Most of us are well aware of the intrusiveness of what some call surveillance capitalism, and we usually at least take a breath of relief that most of these companies are supposedly just using them to market to us – but it’s so clearly, demonstrably not the case. Youtube controls speech. Twitter controls speech. Do we really think governments don’t have access to these tools, too? Do we really suppose that, from now on into eternity, they will never have the will to use it?
In January and February 2022, a large protest gathered outside Canada’s house of parliament, protesting COVID-19 mandates set out by the Federal government, such as vaccine mandates for truckers crossing the border between the United States and Canada. This noisy and inconvenient movement was, ultimately, cleared from Parliament hill by riot police – not an unconventional tactic for clearing out protesters in many parts of the world. Canada’s Prime Minister, Justin Trudeau, made use of the Emergencies Act to do something else, however – a less violent but no less coercive form of persuasion. He had the bank accounts of 76 protesters frozen. The government also collaborated – and legally threatened – donation services such as GoFundMe and GiveSendGo to freeze the finances of the movement. Let’s think back to the Youtube example, wherein certain forms of speech have been grounds for financial penalties, using the power of the purse to control what its users produce, and you can see the troubling potential of these sorts of tactics on the part of government.
Consider recent legislation passed in American Congress that will require all cars to have a “kill switch” – in order to prevent drunk driving, or perhaps help prevent high speed chases. Some vehicles will soon have an algorithm to detect abnormal driving behavior that will infer whether you’re misbehaving behind the wheel. I will not be surprised to find controls against speeding, as well. Of course the privilege of driving was already a matter of state approval – licensed – but as technologies to surveil and automatically punish grow more sophisticated, your vehicle will be another easy thing to lock you out of if you happen to not cooperate. Let’s also take a moment to recall that dissident journalists have already been murdered by the state via misuse of vehicular kill switches. Kill switch indeed.

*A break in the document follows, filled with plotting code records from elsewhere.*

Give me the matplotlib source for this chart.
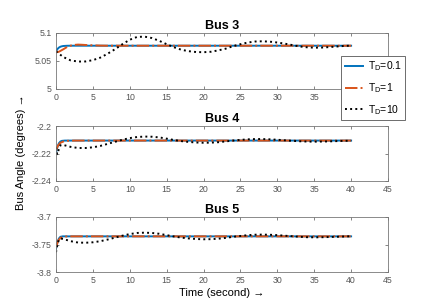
import numpy as np
import matplotlib.pyplot as plt

plt.rcParams['font.family'] = ['Liberation Sans', 'DejaVu Sans']
plt.rcParams['mathtext.fontset'] = 'custom'
plt.rcParams['mathtext.rm'] = 'Liberation Sans'

# ---- data ----
# Bus 3
t3_fast = [0, 0.2, 0.4, 0.6, 0.8, 1.0, 1.5, 2, 40]
b3_fast = [5.067, 5.0715, 5.074, 5.0755, 5.0763, 5.0768, 5.0772, 5.0773, 5.0773]
t3_mid = [0, 0.3, 0.6, 1, 1.5, 2, 2.5, 3, 3.5, 4, 5, 6, 7, 40]
b3_mid = [5.067, 5.066, 5.068, 5.071, 5.075, 5.0775, 5.0788, 5.0793, 5.079,
          5.0786, 5.078, 5.0775, 5.0773, 5.0773]
t_slow = list(range(0, 41))
b3_slow = [5.067, 5.057, 5.051, 5.049, 5.0492, 5.0515, 5.056, 5.063, 5.071, 5.080,
           5.088, 5.093, 5.0935, 5.091, 5.086, 5.080, 5.0745, 5.070, 5.0675, 5.066,
           5.0657, 5.0665, 5.069, 5.072, 5.0765, 5.080, 5.083, 5.0848, 5.0852, 5.0845,
           5.083, 5.081, 5.0785, 5.076, 5.0745, 5.0738, 5.074, 5.0748, 5.0758, 5.0768,
           5.0775]

# Bus 4
t4_fast = [0, 0.2, 0.4, 0.6, 0.8, 1.2, 40]
b4_fast = [-2.2195, -2.215, -2.2125, -2.2113, -2.2108, -2.2106, -2.2106]
t4_mid = [0, 0.3, 0.6, 1, 1.5, 2.5, 40]
b4_mid = [-2.2175, -2.214, -2.2122, -2.2113, -2.2108, -2.2106, -2.2106]
t4_slow = [0, 0.15, 0.35, 0.6] + list(range(1, 41))
b4_slow = [-2.2155, -2.2205, -2.2175, -2.2140,
           -2.2138, -2.2152, -2.2160, -2.2160, -2.2155, -2.2145, -2.2130, -2.2115,
           -2.2100, -2.2088, -2.2080, -2.2077, -2.2078, -2.2083, -2.2092, -2.2102,
           -2.2110, -2.2116, -2.2120, -2.2122, -2.2121, -2.2118, -2.2112, -2.2106,
           -2.2101, -2.2097, -2.2095, -2.2095, -2.2097, -2.2100, -2.2104, -2.2108,
           -2.2111, -2.2113, -2.2114, -2.2113, -2.2112, -2.2110, -2.2108, -2.2107]

# Bus 5
t5_fast = [0, 0.2, 0.4, 0.6, 0.9, 40]
b5_fast = [-3.758, -3.745, -3.739, -3.736, -3.7352, -3.7352]
t5_mid = [0, 0.3, 0.6, 1, 1.5, 40]
b5_mid = [-3.755, -3.743, -3.738, -3.736, -3.7352, -3.7352]
t5_slow = [0, 0.2, 0.4, 0.6] + list(range(1, 41))
b5_slow = [-3.764, -3.750, -3.741, -3.739,
           -3.740, -3.744, -3.7465, -3.7468, -3.746, -3.744, -3.741, -3.7375, -3.734,
           -3.731, -3.729, -3.7285, -3.729, -3.7305, -3.733, -3.7355, -3.7375, -3.739,
           -3.740, -3.7405, -3.7403, -3.7395, -3.738, -3.736, -3.7345, -3.733, -3.7322,
           -3.732, -3.7323, -3.733, -3.734, -3.735, -3.736, -3.7367, -3.737, -3.7368,
           -3.7364, -3.736, -3.7355, -3.735]

titles = ['Bus 3', 'Bus 4', 'Bus 5']
ylims = [(5, 5.1), (-2.24, -2.2), (-3.8, -3.7)]
yticks = [[5, 5.05, 5.1], [-2.24, -2.22, -2.2], [-3.8, -3.75, -3.7]]
ytlabels = [['5', '5.05', '5.1'], ['-2.24', '-2.22', '-2.2'], ['-3.8', '-3.75', '-3.7']]
labels = [r'T$_\mathrm{D}$=0.1', r'T$_\mathrm{D}$=1', r'T$_\mathrm{D}$=10']
series = [
    [(t3_fast, b3_fast), (t3_mid, b3_mid), (t_slow, b3_slow)],
    [(t4_fast, b4_fast), (t4_mid, b4_mid), (t4_slow, b4_slow)],
    [(t5_fast, b5_fast), (t5_mid, b5_mid), (t5_slow, b5_slow)],
]

blue = '#0072BD'
orange = '#D95319'
W, H = 429, 305
fig = plt.figure(figsize=(W / 100, H / 100), dpi=100)

# axes boxes in pixels: (left, top, right, bottom)
boxes = [(56, 33, 388, 89), (56, 126, 388, 181), (56, 217, 388, 272)]
axes = []
for k, (l, t, r, b) in enumerate(boxes):
    ax = fig.add_axes([l / W, 1 - b / H, (r - l) / W, (b - t) / H])
    (tf, yf), (tm, ym), (ts, ys) = series[k]
    ax.plot(tf, yf, color=blue, lw=1.4, label=labels[0])
    ax.plot(tm, ym, color=orange, lw=1.4, ls='-.', label=labels[1])
    ax.plot(ts, ys, color='black', lw=1.4, ls=':', label=labels[2])
    ax.set_xlim(0, 45)
    ax.set_ylim(*ylims[k])
    ax.set_xticks(np.arange(0, 50, 5))
    ax.set_yticks(yticks[k])
    ax.set_yticklabels(ytlabels[k])
    ax.tick_params(direction='in', top=True, right=True, length=2.5, width=0.5,
                   labelsize=6.3, colors='#555555', pad=3)
    for s in ax.spines.values():
        s.set_color('#777777')
        s.set_linewidth(0.6)
    ax.set_title(titles[k], fontsize=9, fontweight='bold', pad=3)
    axes.append(ax)

axes[2].set_xlabel('Time (second) →', fontsize=8, labelpad=2)
fig.text(21 / W, 1 - 152 / H, 'Bus Angle (degrees) →', rotation=90, fontsize=8,
         ha='center', va='center')

leg = axes[0].legend(loc='upper left', bbox_to_anchor=(341 / W, 1 - 56 / H),
                     bbox_transform=fig.transFigure, fontsize=7.5, handlelength=1.8,
                     handletextpad=0.4, borderpad=0.35, labelspacing=0.75,
                     borderaxespad=0, fancybox=False, framealpha=1)
leg.get_frame().set_edgecolor('#555555')
leg.get_frame().set_linewidth(0.6)
leg.set_zorder(10)

fig.savefig('out.png', dpi=100)
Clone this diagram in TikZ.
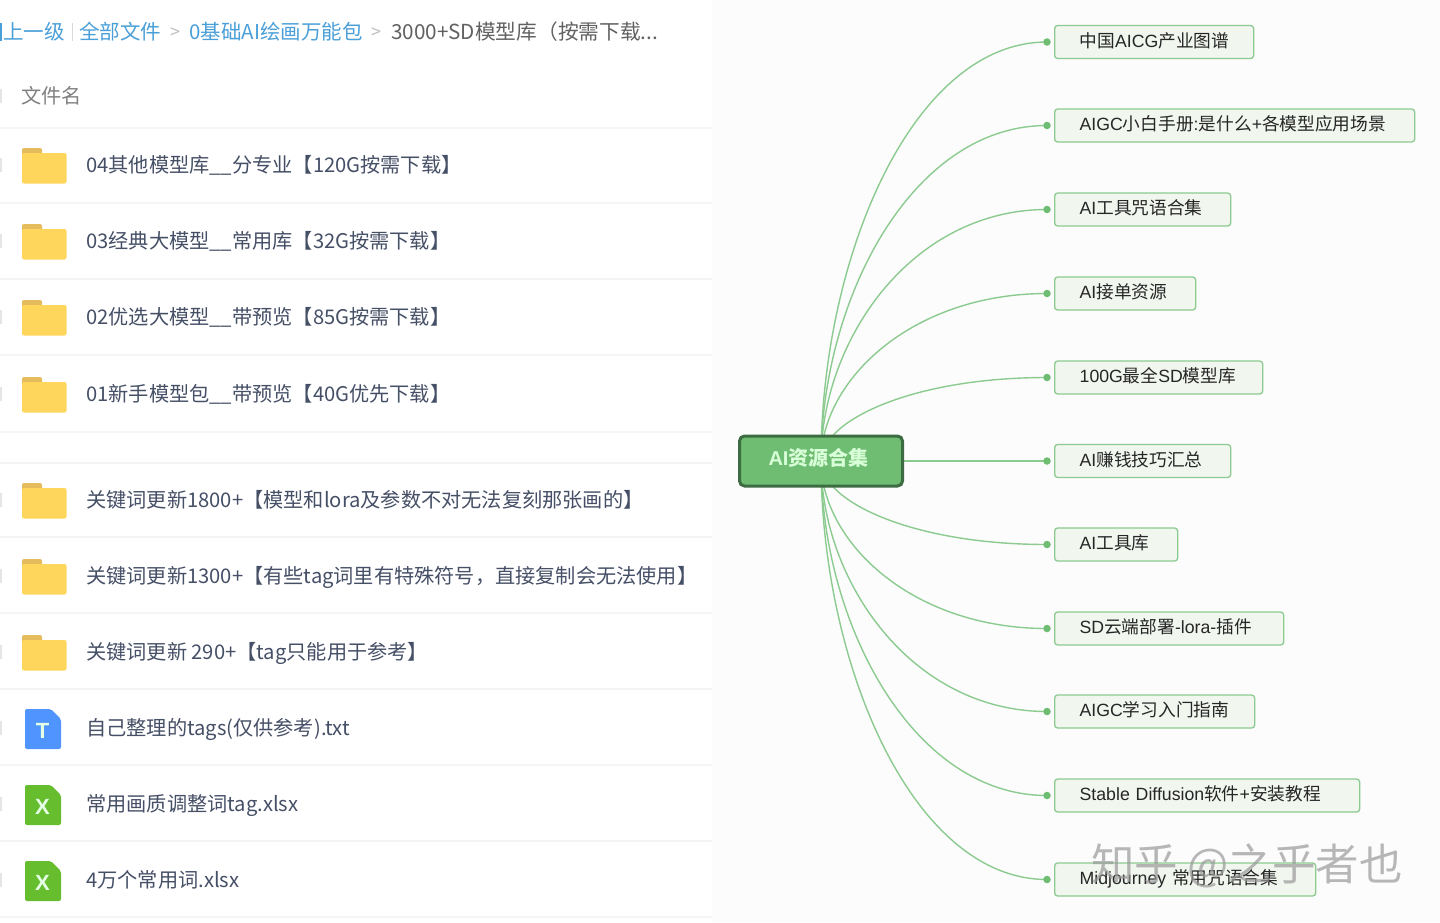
\documentclass[tikz,border=0pt]{standalone}
\usepackage{fontspec}
\setmainfont{Noto Sans CJK SC}
\newfontfamily\latfont{Liberation Sans}
\newcommand{\lat}[1]{{\latfont #1}}
\usetikzlibrary{calc}
\definecolor{crumb}{HTML}{4A9FD8}
\definecolor{rowtext}{HTML}{454F66}
\definecolor{rowline}{HTML}{F3F4F6}
\definecolor{branch}{HTML}{8CCB90}
\definecolor{leaffill}{HTML}{F1F6EF}
\definecolor{rootfill}{HTML}{6EBD72}
\definecolor{rootedge}{HTML}{3D6C43}
\definecolor{foldertab}{HTML}{E5BC5C}
\definecolor{folderbody}{HTML}{FFD65C}
\definecolor{txticon}{HTML}{4F94FF}
\definecolor{xlsicon}{HTML}{66BE2E}
\pgfdeclarelayer{panel}
\pgfdeclarelayer{wires}
\pgfsetlayers{panel,wires,main}
\tikzset{
  crumbtxt/.style={anchor=west, inner sep=0pt, text=crumb, text height=18pt, text depth=2.5pt,
                   font=\fontsize{20.5}{24}\selectfont},
  crumbsep/.style={anchor=center, inner sep=0pt, text=black!25, font=\fontsize{18}{22}\selectfont},
  filetxt/.style={anchor=west, inner sep=0pt, text=rowtext, text height=17.8pt, text depth=2.5pt,
                  font=\fontsize{20.2}{24}\selectfont},
  root/.style={draw=rootedge, fill=rootfill, line width=3pt, rounded corners=5pt,
               minimum width=163pt, minimum height=50pt, inner sep=0pt, text=white!85!green,
               text height=15pt, text depth=5.8pt,
               font=\fontsize{20}{24}\selectfont\bfseries},
  leaf/.style={anchor=west, draw=branch, fill=leaffill, line width=1.3pt, rounded corners=3pt,
               minimum height=33pt, inner xsep=25pt, inner ysep=0pt, text=black!85,
               text height=14.5pt, text depth=4.1pt, font=\fontsize{17.7}{21}\selectfont},
  knob/.style={circle, fill=rootfill, minimum size=7.5pt, inner sep=0pt},       % branch end
  wire/.style={draw=branch, line width=1.4pt},                                  % branch
  iconmark/.style={inner sep=0pt, text=white!90!green, font=\fontsize{22}{24}\selectfont\latfont\bfseries},
}

\begin{document}
\begin{tikzpicture}[x=1pt, y=-1pt]
  \useasboundingbox (0,0) rectangle (1440,922);
  \begin{pgfonlayer}{panel}
    \fill[white] (0,0) rectangle (712,922);
    \fill[black!1] (712,0) rectangle (1440,922);
    \foreach \y in {128,203,279,355,432,463,537,613,689,765,841,917}
      \draw[rowline, line width=1.5pt] (0,\y)--(712,\y);
    \foreach \y in {96,165,241,317,394,500,576,652,728,804,880}
      \fill[black!10] (0,\y-7) rectangle (2,\y+7);
  \end{pgfonlayer}

  % breadcrumb
  \fill[crumb] (0,23) rectangle (1.5,41);
  \node[crumbtxt] (up) at (3,32) {上一级};
  \draw[black!15] (72,23)--(72,41);
  \node[crumbtxt] (all) at (79,32) {全部文件};
  \node[crumbsep] (gt1) at (175,33) {>};
  \node[crumbtxt] (base) at (189,32) {0基础AI绘画万能包};
  \node[crumbsep] (gt2) at (376,33) {>};
  \node[crumbtxt, text=black!62, font=\fontsize{20.7}{24}\selectfont] (here) at (391,32) {3000+SD模型库（按需下载...};
  \node[filetxt, text=black!50] (head) at (21,96) {文件名};

  % folders
  \foreach \n/\y in {1/165,2/241,3/317,4/394,5/500,6/576,7/652}{
    \fill[foldertab, rounded corners=2pt] (22,\y-17) rectangle (42,\y-6);
    \fill[folderbody, rounded corners=2pt] (22,\y-12) rectangle (66.5,\y+18.5);
  }
  \foreach \n/\y/\txt in {
      1/165/{04其他模型库\_\_分专业【120G按需下载】},
      2/241/{03经典大模型\_\_常用库【32G按需下载】},
      3/317/{02优选大模型\_\_带预览【85G按需下载】},
      4/394/{01新手模型包\_\_带预览【40G优先下载】},
      5/500/{关键词更新1800+【模型和lora及参数不对无法复刻那张画的】},
      6/576/{关键词更新1300+【有些tag词里有特殊符号，直接复制会无法使用】},
      7/652/{关键词更新 290+【tag只能用于参考】},
      8/728/{自己整理的tags(仅供参考).txt},
      9/804/{常用画质调整词tag.xlsx},
      10/880/{4万个常用词.xlsx}}
    \node[filetxt] (file\n) at (86,\y) {\txt};

  % file icons
  \foreach \n/\y/\col/\mark in {8/729/txticon/T,9/805/xlsicon/X,10/881/xlsicon/X}{
    \fill[\col, rounded corners=2pt] (25,\y-20) -- (51,\y-20) -- (61,\y-10) -- (61,\y+20) -- (25,\y+20) -- cycle;
    \node[iconmark] (icon\n) at (42.5,\y+2) {\mark};
  }

  % mind map
  \node[root] (hubnode) at (821,461) {\hspace{-5pt}\lat{AI}资源合集};
  \foreach \n/\y/\w/\txt in {
      1/42/199/{中国\lat{AICG}产业图谱},
      2/125.5/360/{\lat{AIGC}小白手册\lat{:}是什么\lat{+}各模型应用场景},
      3/209.5/176/{\lat{AI}工具咒语合集},
      4/293.5/141/{\lat{AI}接单资源},
      5/377.5/208/{\lat{100G}最全\lat{SD}模型库},
      6/461/176/{\lat{AI}赚钱技巧汇总},
      7/544.5/123/{\lat{AI}工具库},
      8/628.5/229/{\lat{SD}云端部署\lat{-lora-}插件},
      9/711.5/200/{\lat{AIGC}学习入门指南},
      10/795.5/305/{\lat{Stable Diffusion}软件\lat{+}安装教程},
      11/879.5/261/{\lat{Midjourney} 常用咒语合集}}{
    \node[leaf, text width=\w pt-50pt] (leaf\n) at (1054,\y) {\txt};
    \node[knob] (knob\n) at (1047,\y) {};
    \begin{pgfonlayer}{wires}
      \draw[wire] (hubnode.center)
        .. controls ($(hubnode.center)!.48!(hubnode.center |- knob\n)$)
        and ($(knob\n.center)!.6!(hubnode.center |- knob\n)$) .. (knob\n.center);
    \end{pgfonlayer}
  }

  \node[inner sep=0pt, text=black!40, opacity=.7, font=\fontsize{43.5}{48}\selectfont] (mark) at (1247,866) {知乎 @之乎者也};
\end{tikzpicture}
\end{document}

Think about this every time your government seizes more power to bully or ‘protect’ its citizenry. Some posit that authoritarian regimes tend to collapse when, at a certain point, its coercive apparatus loses the will to continue its oppressive tactics. The collapse of the Soviet Union happened in no small part because people in the roles of soldiers and police refused to fire on protesters, and the power of the state to crush opposition crumbles, sometimes remarkably quickly. But what about when these regimes of oppression are not carried out by people? What happens when the machinery of authoritarianism is near completely automated, largely abstract, out of sight and out of mind of its operators? Stalin planned much of the collectivization that resulted in the Ukranian famine from the comfort of a countryside dacha, and the main inconvenience it caused him was the strain on his lieutenants sent to carry out the orders. What if the control of dissent can be as simple as a programmed ‘for loop’?